Email. Email accounts require the same considerations. Many people keep financial data in their email accounts and those email accounts cannot be accessed without names and passwords. Some email providers have inactivity rules whereby if an email account is not accessed for a certain period of time, the information will be destroyed. There may also be email destruction rules which the user previously put in place. Therefore, if persons who need to access the accounts cannot do so, the data may be irretrievably lost after timeframes as short as 30 days.
Financial accounts. Another obvious area where information is needed is from financial accounts such as checking, savings, IRS, retirement, credit cards, points accumulation sites, etc. Data regarding these accounts are critical and the data cannot be accessed without access names and passwords. The mere existence of the accounts may not be known unless the person opening the accounts leaves a roadmap behind telling people where the accounts are located and how to access them.

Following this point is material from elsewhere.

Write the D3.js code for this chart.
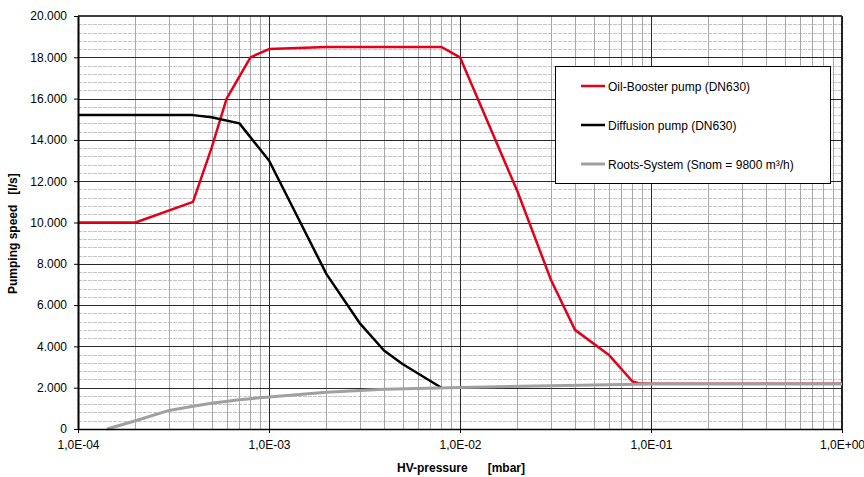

Photographs. Another online area of concern is photo accounts where photographs may be stored. Music accounts, shopping accounts, travel accounts, all of these types of accounts may have information necessary for survivors or close relatives. One should also leave instructions regarding how these music and photo accounts should be maintained or destroyed, depending upon the account holder’s desires.
Automatic payments. Other accounts of this nature involve creditors which debit your assets online, such as recurring payment accounts. Details regarding these accounts should be left in an organized fashion so subscriptions can be cancelled, etc. There may be prepaid accounts and other subscriptions for which knowledge would be necessary, either to cancel and receive a rebate, or take advantage of the services offered.
Social Another area is social and web distribution assets. Consideration to all of these particular types of assets should be given because the accounts contain information, and that information must either be destroyed or maintained according to the account holder’s desires.
All these considerations are often overlooked because people assume that they will be around to “log-on” and do not consider the consequences if they are unable to do so.
As mentioned at the beginning of this work, there is a digital estate planning guide form which I have devised for your use, for educational and personal use only, to guide you in consideration of these areas. It can be obtained at the Probate Court Office, 100 West Courthouse Square, Cumming, Georgia 30040.
[It will also be posted on this site – but I have not decided to go ahead and post or wait until I make some enhancements which I have been considering.]